Sometimes my friends and I play a little game (rather uncreatively) titled “Which would you give up?” It’s a simple premise, you propose two items in a similar category and then everyone has to pick which one they could live without. For example, “Which would you give up: onions or garlic? salt or pepper? lemon or lime? butter or olive oil?” The butter vs. olive oil is always particularly tough and I find myself changing my answer each time. Today, after reading this fun bit of history from Gastro Obscura about some of earliest olive oil production methods, and the oil’s various uses, I’d have to give up butter and stick with olive oil (for now anyway).

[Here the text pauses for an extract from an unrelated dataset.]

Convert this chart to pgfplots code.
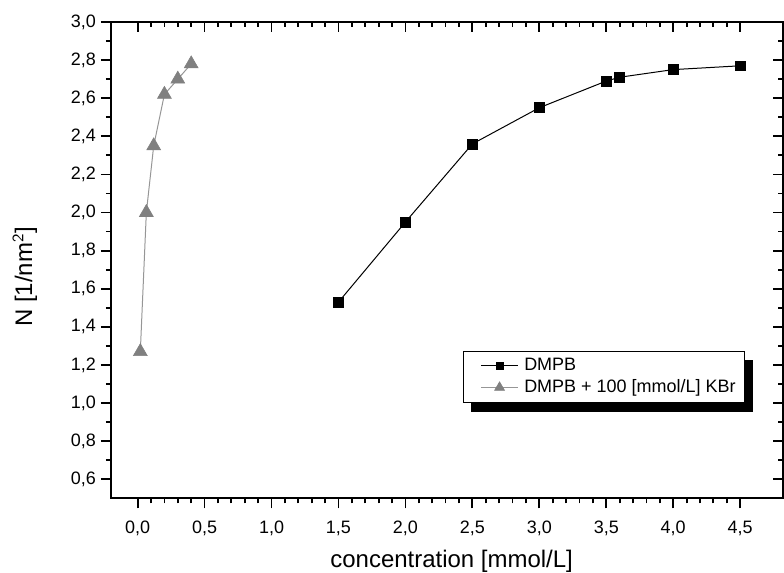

One of the earliest, if not the first, methods of pressing substances to produce a liquid such as wine or oil was by torsion.
This method involves filling a permeable bag with the crushed fruit, inserting sticks at either end of the bag before twisting them in opposite directions. This compresses the bag, and liquid filters out.
The torsion method is depicted on various Egyptian wall paintings, from the Old, Middle, and New Kingdoms. The earliest known example is in the tomb of Nebemakhet from around 2600–2500 BCE.
This method lasted millennia. There is evidence for the use of the torsion bag method from pre-industrial Venice, Spain, and Corsica, and it is illustrated in early 20th-century Italy.